I tried. I tried so hard to imagine them having a happy conversation. I wanted them to be saying kind things to each other, because they really are kind and sweet people. I wanted him to be complimenting her on her dress and her to be laughing and saying that he still looks handsome to her after all these years. But I couldn't imagine that. I could only imagine them having one of the arguments Kendell and I have, like why is the van so cluttered and can't I ever vacuum it, or please can you drive without yelling at all the other drivers this time, or yes, I know, I made us late again, or any of the other bajillion things that married people tiff over.
Watching my neighbors and imagining them having my marriage's arguments made me think about my grandparents. They've been gone for half my life but I still miss them. They both made me feel this amazing combination of unconditional love and unfettered admiration but in a manner that gave me confidence, not arrogance. I was simply happy and peaceful in their presence.
But I also was always aware of an underlying tension. I don't know any stories to tell that would give my hunch any weight. I don't want to ask my mom because I don't want to know the details, but I wonder: were they happy? Or did they, too, sit in their car (the big brown Oldsmobile my grandpa loved) and argue?
My other grandparents—my dad's parents—definitely were not happily married. They were actively involved in not being happily married. My dad didn't talk about this much, but there were enough small stories to piece together a larger narrative. In fact, there are suggestions, in the family stories, that my grandpa Curtis, who died when my dad was just 16, went not just from a heart attack but out of sheer, unfettered unhappiness.
I stirred my oatmeal. I thought backwards to my grandparents and forward to my own children's future. Have I bequeathed them a legacy of unhappy marriages? Have I taught them? Have they seen, despite the arguments, me loving their father? Have I taught them that love, which has to include arguments, also includes laughter and happiness and comfort? Do they know love exists?
I'm not sure anyone taught me. My parents loved each other, but I don't think anyone would say they had a happy marriage. I remember, during a rough patch that happened when I was about 14, lying in bed and listening to them argue and promising myself that my kids would never hear me argue with their father.
A promise I broke about a month into my sojourn as a mother.
And I realized, right there in the kitchen on that random Thursday April morning: I don't know. I don't know if I have taught them what love looks like. I know it was my responsibility to do so. I know whether the arguments were my fault or someone else's, whether I was right or wrong: none of that changes my responsibilities. I know I want them to know it exists so that they have faith enough to find it. I'm just not certain I've taught them that.

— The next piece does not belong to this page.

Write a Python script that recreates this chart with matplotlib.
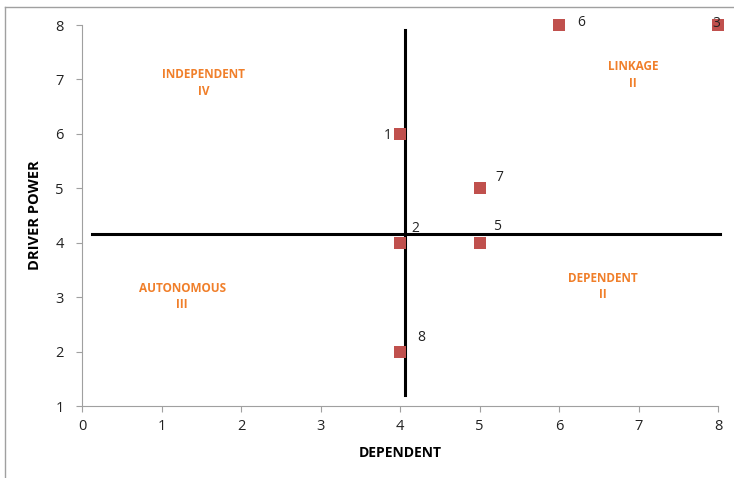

All of those thoughts while I stirred my delicately spiced, boiling oatmeal and watched my neighbors sit in their van and wept. Out of shame and disappointment in myself and missing my grandparents and wishing my parents had been happier and trying to grit my teeth against the nausea. I finally realized what they were doing: they were laughing, their heads flung back, their faces split by grins and I wanted that to make me hopeful. To give me an idea that with time, with enough eventual growing up, we can reach a place where the arguments stop and the recriminations cease and we are simply, finally, enough for each other. That it just takes growing up and trying and coming to an understanding of each other that is deeper than anything you might argue over.
But it didn't. It made me weep even harder because I don't know. My parents never got there. Did my grandparents? Will I? Worse: will my children? I want them to. I want them to get there more than I want it for myself. But I don't know if—no, I don't believe I have—been the kind of example that could teach that that is a possibility. The fact that for ten long minutes I couldn't imagine my neighbors were simply laughing with each other seems to me to be proof enough.
What is maddening about this failure is that, despite the arguments, I do love my husband. Their father. I do. I just, I just don't know if I have shown them that. I don't know if they know. And I don't know if it is too late for me to show them that. So I cried, there in my kitchen. And I promised myself I would try harder and be kinder. Let them see me laughing with him and let them know we were laughing. Not make them guess, or wonder, or fail to imagine.
Not leave them to pick up that unnamed current of tension and work it into their own marriages.